You can be lonely even if you still have a spouse at home, especially if you become the caregiver; you can be lonely even if you live in a senior facility. And, of course, if you live alone and do not have family and friends close by, you can become very isolated.
Still, most people prefer to live at home if they are able to do so. At some point, seniors who live at home will require help. And the older one gets, probably the need for help will increase.
In 2002, a group of seniors in Beacon Hill, Massachusetts decided to pool their talents and their needs and form a village. It was one of the first senior villages in the country. Now the movement is well past 100 throughout the country and there are several villages in the Bay Area. The original goal of Beacon Hill was to help seniors stay in their homes.
Now the new goal of Beacon Hill is to get seniors out of the house and into the community — to have purposeful engagement. For nothing is better for one’s health — better than many pills — than to have a purpose. Taking classes. Working out at the gym. Walking with friends. Playing bridge or bingo. Helping someone else through volunteer work. Tutoring students at school. Volunteering at church or at a nonprofit like Samaritan House. Or volunteering as part of a senior village.

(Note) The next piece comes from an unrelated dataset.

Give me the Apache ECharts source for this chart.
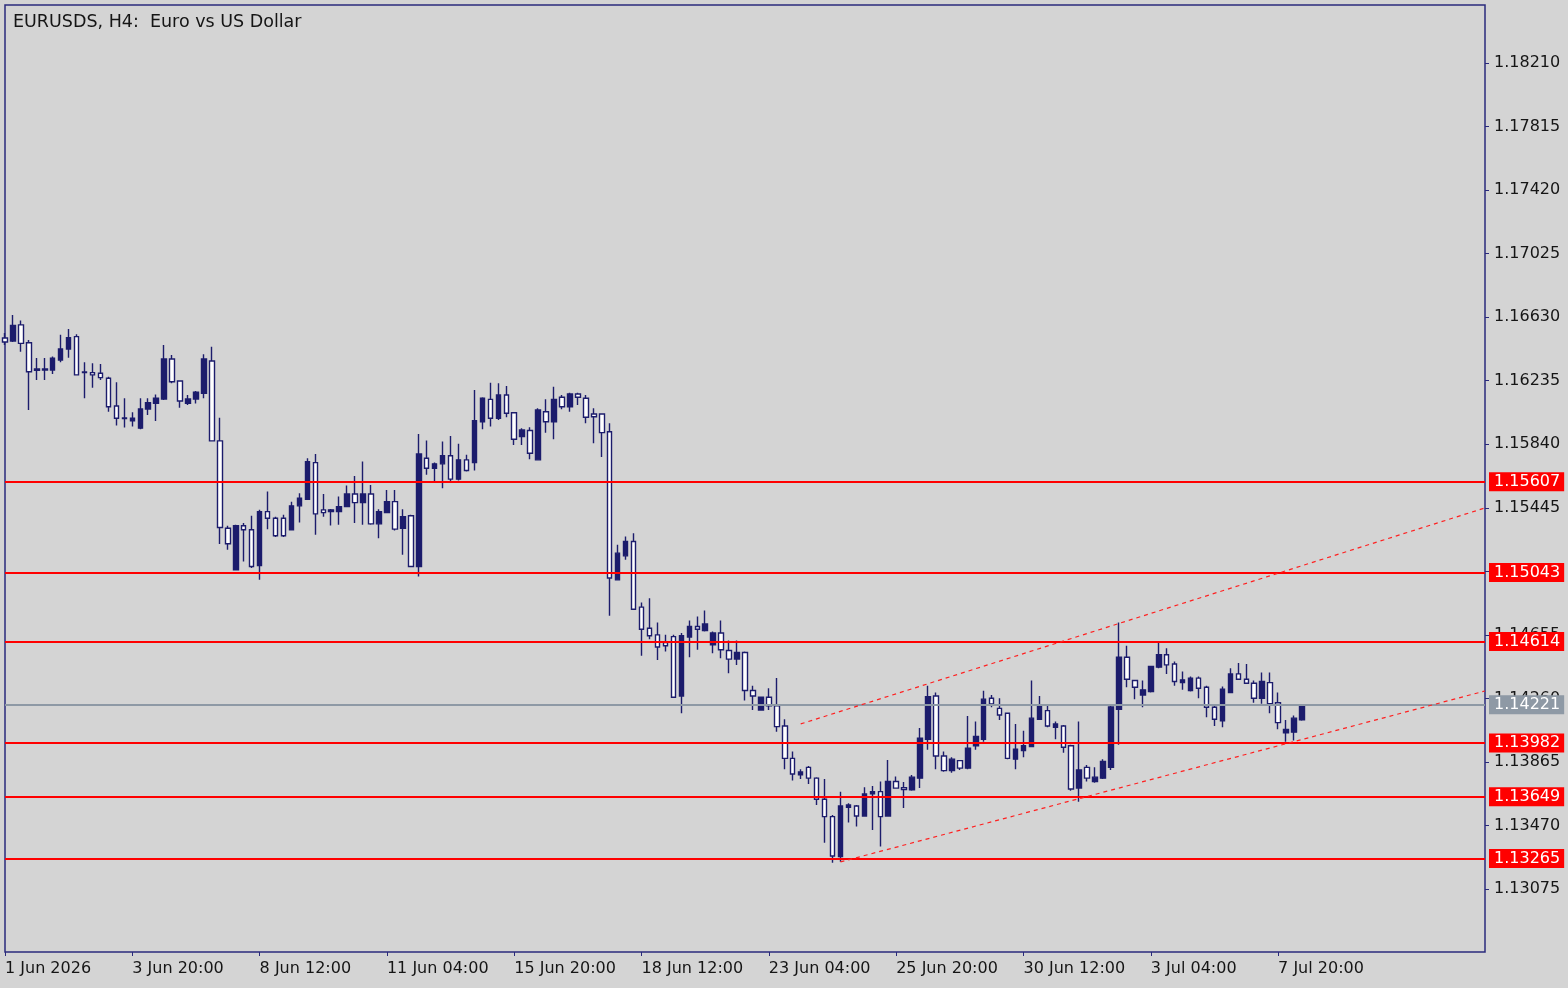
<!DOCTYPE html>
<html>
<head>
<meta charset="utf-8">
<script src="https://cdn.jsdelivr.net/npm/echarts@6/dist/echarts.min.js"></script>
<style>
html, body { margin: 0; padding: 0; background: #d4d4d4; }
#chart { width: 1568px; height: 988px; }
</style>
</head>
<body>
<div id="chart"></div>
<script>
"use strict";
// EURUSD H4 bars, 1 Jun 2026 04:00 .. 8 Jul 2026 08:00
const opens = [
    1.16501, 1.16482, 1.16582, 1.16471, 1.16299, 1.16308, 1.16302, 1.16364, 1.16432, 1.16509,
    1.16290, 1.16285, 1.16281, 1.16250, 1.16078, 1.16003, 1.15985, 1.15940, 1.16059, 1.16094,
    1.16121, 1.16370, 1.16233, 1.16094, 1.16121, 1.16156, 1.16358, 1.15861, 1.15318, 1.15060,
    1.15333, 1.15308, 1.15085, 1.15421, 1.15380, 1.15380, 1.15308, 1.15457, 1.15498, 1.15726,
    1.15432, 1.15421, 1.15421, 1.15452, 1.15531, 1.15477, 1.15531, 1.15345, 1.15415, 1.15483,
    1.15318, 1.15395, 1.15080, 1.15753, 1.15691, 1.15718, 1.15768, 1.15623, 1.15743, 1.15726,
    1.15980, 1.16119, 1.16002, 1.16146, 1.16036, 1.15888, 1.15925, 1.15743, 1.16042, 1.15980,
    1.16132, 1.16073, 1.16152, 1.16126, 1.16028, 1.16028, 1.15918, 1.14997, 1.15146, 1.15235,
    1.14827, 1.14696, 1.14655, 1.14607, 1.14644, 1.14275, 1.14641, 1.14707, 1.14682, 1.14593,
    1.14666, 1.14558, 1.14504, 1.14545, 1.14309, 1.14188, 1.14267, 1.14213, 1.14088, 1.13887,
    1.13784, 1.13831, 1.13764, 1.13633, 1.13525, 1.13276, 1.13583, 1.13591, 1.13529, 1.13666,
    1.13680, 1.13529, 1.13743, 1.13705, 1.13691, 1.13764, 1.14006, 1.14275, 1.13902, 1.13811,
    1.13873, 1.13826, 1.13965, 1.14006, 1.14261, 1.14198, 1.14167, 1.13882, 1.13935, 1.13960,
    1.14130, 1.14184, 1.14080, 1.14088, 1.13965, 1.13702, 1.13831, 1.13743, 1.13764, 1.13832,
    1.14192, 1.14516, 1.14371, 1.14281, 1.14302, 1.14454, 1.14531, 1.14474, 1.14358, 1.14309,
    1.14386, 1.14329, 1.14205, 1.14121, 1.14296, 1.14412, 1.14379, 1.14354, 1.14261, 1.14358,
    1.14233, 1.14046, 1.14050, 1.14126
];
const highs = [
    1.16532, 1.16644, 1.16609, 1.16488, 1.16376, 1.16376, 1.16385, 1.16520, 1.16557, 1.16524,
    1.16350, 1.16344, 1.16339, 1.16260, 1.16226, 1.16126, 1.16039, 1.16126, 1.16126, 1.16150,
    1.16457, 1.16395, 1.16233, 1.16146, 1.16171, 1.16399, 1.16446, 1.16005, 1.15333, 1.15339,
    1.15350, 1.15395, 1.15432, 1.15546, 1.15389, 1.15401, 1.15483, 1.15536, 1.15753, 1.15780,
    1.15531, 1.15438, 1.15515, 1.15583, 1.15643, 1.15732, 1.15587, 1.15436, 1.15556, 1.15556,
    1.15436, 1.15401, 1.15904, 1.15863, 1.15726, 1.15857, 1.15892, 1.15843, 1.15774, 1.16177,
    1.16132, 1.16223, 1.16219, 1.16202, 1.16036, 1.15940, 1.15946, 1.16064, 1.16119, 1.16198,
    1.16146, 1.16160, 1.16160, 1.16146, 1.16064, 1.16033, 1.15970, 1.15215, 1.15266, 1.15287,
    1.14856, 1.14883, 1.14731, 1.14655, 1.14655, 1.14666, 1.14744, 1.14769, 1.14806, 1.14675,
    1.14744, 1.14620, 1.14620, 1.14551, 1.14338, 1.14271, 1.14323, 1.14386, 1.14130, 1.13929,
    1.13819, 1.13840, 1.13770, 1.13758, 1.13535, 1.13680, 1.13608, 1.13597, 1.13708, 1.13715,
    1.13743, 1.13877, 1.13774, 1.13740, 1.13784, 1.14075, 1.14338, 1.14296, 1.13929, 1.13894,
    1.13877, 1.14151, 1.14116, 1.14308, 1.14281, 1.14261, 1.14171, 1.14101, 1.14059, 1.14371,
    1.14275, 1.14225, 1.14116, 1.14095, 1.13971, 1.14116, 1.13846, 1.13831, 1.13882, 1.14219,
    1.14731, 1.14587, 1.14375, 1.14371, 1.14462, 1.14614, 1.14572, 1.14489, 1.14427, 1.14396,
    1.14396, 1.14338, 1.14219, 1.14334, 1.14448, 1.14480, 1.14474, 1.14371, 1.14421, 1.14421,
    1.14296, 1.14126, 1.14154, 1.14225
];
const lows = [
    1.16457, 1.16476, 1.16415, 1.16053, 1.16240, 1.16240, 1.16277, 1.16350, 1.16378, 1.16267,
    1.16126, 1.16192, 1.16240, 1.16042, 1.15956, 1.15944, 1.15950, 1.15933, 1.16022, 1.15985,
    1.16115, 1.16219, 1.16067, 1.16084, 1.16094, 1.16126, 1.15861, 1.15219, 1.15184, 1.15056,
    1.15111, 1.15070, 1.14997, 1.15312, 1.15263, 1.15263, 1.15303, 1.15353, 1.15494, 1.15277,
    1.15389, 1.15334, 1.15339, 1.15448, 1.15350, 1.15339, 1.15339, 1.15256, 1.15411, 1.15303,
    1.15153, 1.15076, 1.15018, 1.15650, 1.15608, 1.15566, 1.15602, 1.15615, 1.15670, 1.15677,
    1.15933, 1.15950, 1.15991, 1.16008, 1.15836, 1.15836, 1.15747, 1.15739, 1.15912, 1.15871,
    1.16057, 1.16042, 1.16084, 1.15971, 1.15846, 1.15761, 1.14773, 1.14993, 1.15122, 1.14810,
    1.14525, 1.14628, 1.14499, 1.14551, 1.14263, 1.14168, 1.14516, 1.14562, 1.14675, 1.14541,
    1.14510, 1.14416, 1.14468, 1.14246, 1.14188, 1.14184, 1.14188, 1.14053, 1.13819, 1.13749,
    1.13758, 1.13728, 1.13597, 1.13363, 1.13238, 1.13244, 1.13488, 1.13463, 1.13525, 1.13442,
    1.13339, 1.13525, 1.13702, 1.13578, 1.13686, 1.13702, 1.13940, 1.13819, 1.13804, 1.13798,
    1.13815, 1.13819, 1.13940, 1.13991, 1.14205, 1.14126, 1.13882, 1.13819, 1.13894, 1.13957,
    1.14126, 1.14080, 1.14006, 1.13922, 1.13686, 1.13617, 1.13743, 1.13736, 1.13758, 1.13815,
    1.13971, 1.14329, 1.14255, 1.14205, 1.14296, 1.14448, 1.14412, 1.14338, 1.14313, 1.14302,
    1.14261, 1.14143, 1.14088, 1.14080, 1.14292, 1.14375, 1.14350, 1.14233, 1.14227, 1.14168,
    1.14068, 1.13991, 1.13998, 1.14121
];
const closes = [
    1.16476, 1.16578, 1.16467, 1.16291, 1.16308, 1.16302, 1.16375, 1.16432, 1.16502, 1.16271,
    1.16286, 1.16271, 1.16254, 1.16073, 1.16002, 1.16000, 1.16002, 1.16059, 1.16098, 1.16126,
    1.16370, 1.16229, 1.16109, 1.16121, 1.16163, 1.16370, 1.15861, 1.15322, 1.15221, 1.15333,
    1.15308, 1.15080, 1.15421, 1.15380, 1.15271, 1.15271, 1.15457, 1.15505, 1.15732, 1.15407,
    1.15415, 1.15432, 1.15452, 1.15531, 1.15477, 1.15531, 1.15345, 1.15421, 1.15483, 1.15312,
    1.15390, 1.15080, 1.15780, 1.15691, 1.15718, 1.15768, 1.15623, 1.15743, 1.15677, 1.15987,
    1.16126, 1.16002, 1.16146, 1.16033, 1.15871, 1.15929, 1.15784, 1.16053, 1.15980, 1.16119,
    1.16073, 1.16152, 1.16132, 1.16008, 1.16011, 1.15912, 1.15008, 1.15163, 1.15235, 1.14814,
    1.14690, 1.14649, 1.14579, 1.14587, 1.14267, 1.14649, 1.14707, 1.14690, 1.14723, 1.14666,
    1.14562, 1.14504, 1.14545, 1.14309, 1.14275, 1.14267, 1.14213, 1.14084, 1.13887, 1.13790,
    1.13802, 1.13764, 1.13633, 1.13525, 1.13280, 1.13591, 1.13597, 1.13529, 1.13666, 1.13680,
    1.13525, 1.13743, 1.13702, 1.13693, 1.13770, 1.14013, 1.14271, 1.13902, 1.13811, 1.13882,
    1.13826, 1.13950, 1.14023, 1.14255, 1.14225, 1.14157, 1.13887, 1.13944, 1.13965, 1.14137,
    1.14219, 1.14088, 1.14101, 1.13956, 1.13696, 1.13815, 1.13764, 1.13770, 1.13867, 1.14206,
    1.14516, 1.14379, 1.14329, 1.14313, 1.14458, 1.14531, 1.14468, 1.14365, 1.14375, 1.14386,
    1.14323, 1.14205, 1.14130, 1.14317, 1.14412, 1.14379, 1.14354, 1.14261, 1.14365, 1.14227,
    1.14109, 1.14067, 1.14137, 1.14221
];

// trading days shown on the time axis (weekends skipped), 6 bars a day
const tradingDays = [
    '1 Jun', '2 Jun', '3 Jun', '4 Jun', '5 Jun', '8 Jun', '9 Jun', '10 Jun', '11 Jun', '12 Jun',
    '15 Jun', '16 Jun', '17 Jun', '18 Jun', '19 Jun', '22 Jun', '23 Jun', '24 Jun', '25 Jun', '26 Jun',
    '29 Jun', '30 Jun', '1 Jul', '2 Jul', '3 Jul', '6 Jul', '7 Jul', '8 Jul', '9 Jul', '10 Jul',
    '13 Jul', '14 Jul'
];
const barHours = ['00:00', '04:00', '08:00', '12:00', '16:00', '20:00'];
const tickLabels = [
    '1 Jun 2026', '3 Jun 20:00', '8 Jun 12:00', '11 Jun 04:00', '15 Jun 20:00', '18 Jun 12:00',
    '23 Jun 04:00', '25 Jun 20:00', '30 Jun 12:00', '3 Jul 04:00', '7 Jul 20:00'
];
const tickEvery = 16;
const slotCount = 187;   // bars across the whole window, future slots stay empty

const yTicks = [
    1.13075, 1.13470, 1.13865, 1.14260, 1.14655, 1.15050, 1.15445,
    1.15840, 1.16235, 1.16630, 1.17025, 1.17420, 1.17815, 1.18210
];
const levels = [1.15607, 1.15043, 1.14614, 1.13982, 1.13649, 1.13265];
const lastPrice = 1.14221;
// channel lines: [bar index, price] pairs
const upperChannel = [[100, 1.14101], [186, 1.15444]];
const lowerChannel = [[105, 1.13243], [186, 1.14306]];

const font = 'DejaVu Sans';
const navy = '#1c1c6c';
const textColor = '#151515';

let categories = [];
tradingDays.forEach(d => barHours.forEach(h => categories.push(d + ' ' + h)));
categories = categories.slice(1, 1 + slotCount);

const candles = opens.map((o, i) => [o, closes[i], lows[i], highs[i]]);

const levelMarks = levels.map(v => ({
    yAxis: v,
    lineStyle: { color: '#ff0000', width: 2, type: 'solid' },
    label: { backgroundColor: '#ff0000', color: '#ffffff' }
}));
levelMarks.push({
    yAxis: lastPrice,
    lineStyle: { color: '#8e99a5', width: 2, type: 'solid' },
    label: { backgroundColor: '#8e99a5', color: '#ffffff' }
});
const channelMarks = [upperChannel, lowerChannel].map(pts => [
    { coord: pts[0], lineStyle: { color: '#ff2020', width: 1.2, type: [4, 4] }, label: { show: false } },
    { coord: pts[1] }
]);

const container = document.getElementById('chart');
const myChart = echarts.init(container);
const option = {
    backgroundColor: '#d4d4d4',
    animation: false,
    title: {
        text: 'EURUSDS, H4:  Euro vs US Dollar',
        left: 8,
        top: 8,
        textStyle: { fontFamily: font, fontSize: 17.5, fontWeight: 'normal', color: textColor }
    },
    grid: {
        left: 5,
        right: 83,
        top: 5,
        bottom: 36,
        show: true,
        borderColor: '#2a2a7c',
        borderWidth: 1.5,
        backgroundColor: 'transparent'
    },
    xAxis: {
        type: 'category',
        data: categories,
        boundaryGap: false,
        axisLine: { show: false },
        axisTick: {
            show: true,
            length: 4,
            interval: (i) => i % tickEvery === 0 && i / tickEvery < tickLabels.length,
            lineStyle: { color: '#2a2a7c' }
        },
        axisLabel: {
            interval: (i) => i % tickEvery === 0 && i / tickEvery < tickLabels.length,
            formatter: (v, i) => tickLabels[i / tickEvery],
            align: 'left',
            margin: 9,
            fontFamily: font,
            fontSize: 16,
            color: textColor
        },
        splitLine: { show: false }
    },
    yAxis: {
        type: 'value',
        position: 'right',
        min: 1.12683,
        max: 1.18571,
        scale: true,
        axisLine: { show: false },
        axisTick: {
            show: true,
            length: 4,
            customValues: yTicks,
            lineStyle: { color: '#2a2a7c' }
        },
        axisLabel: {
            customValues: yTicks,
            formatter: (v) => v.toFixed(5),
            margin: 9,
            fontFamily: font,
            fontSize: 16,
            color: textColor
        },
        splitLine: { show: false }
    },
    series: [
        {
            type: 'candlestick',
            data: candles,
            barWidth: 5,
            clip: true,
            itemStyle: {
                color: navy,
                color0: '#ffffff',
                borderColor: navy,
                borderColor0: navy,
                borderWidth: 1.4
            }
        },
        {
            type: 'line',
            data: [],
            clip: false,
            z: 5,
            markLine: {
                silent: true,
                symbol: ['none', 'none'],
                precision: 5,
                animation: false,
                label: {
                    show: true,
                    position: 'end',
                    distance: 4,
                    formatter: (p) => Number(p.value).toFixed(5),
                    fontFamily: font,
                    fontSize: 16,
                    padding: [2, 4, 1, 5]
                },
                data: levelMarks.concat(channelMarks)
            }
        }
    ]
};
myChart.setOption(option);
</script>
</body>
</html>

The village concept is simple. Neighbors helping neighbors. But in an organized way. It’s usually started by a few people in a neighborhood, it’s a grassroots effort started by local citizens, communities of seniors helping other seniors, doing what they can to help fellow members remain in their own homes as long as possible. Driving, meal preparation, social events, etc. — whatever it takes to create the social support and satisfaction on the part of both those volunteering and those receiving help.
The idea is to coordinate a web of volunteer support, information and a connection to resources.
There is usually a fee to become a member of one of these senior villages. In Foster City, which has 65 members, it’s an all-volunteer and no-paid-staff venture so far. The dues are $1 a day or $365 a year; for two people $475 a year. Sequoia Village for residents of Redwood City, San Carlos and Belmont is just getting started. Fees will be between $30-$80 a month. In the MidPeninsula ( San Mateo, Hillsborough, Burlingame) and on the Coast, villages are in the planning stages. Here are the contact numbers: Foster City Village, 378-8541; Sequoia, 260-4569; Coastside, 728-9494; MidPeninsula, 434-2455.
Still, organizing a village is difficult, say those who try. It can easily take two to three years before a new aging-in-place community can roll out services. Still, it’s a movement which has caught on across the country, in California, in the Bay Area and in San Mateo County.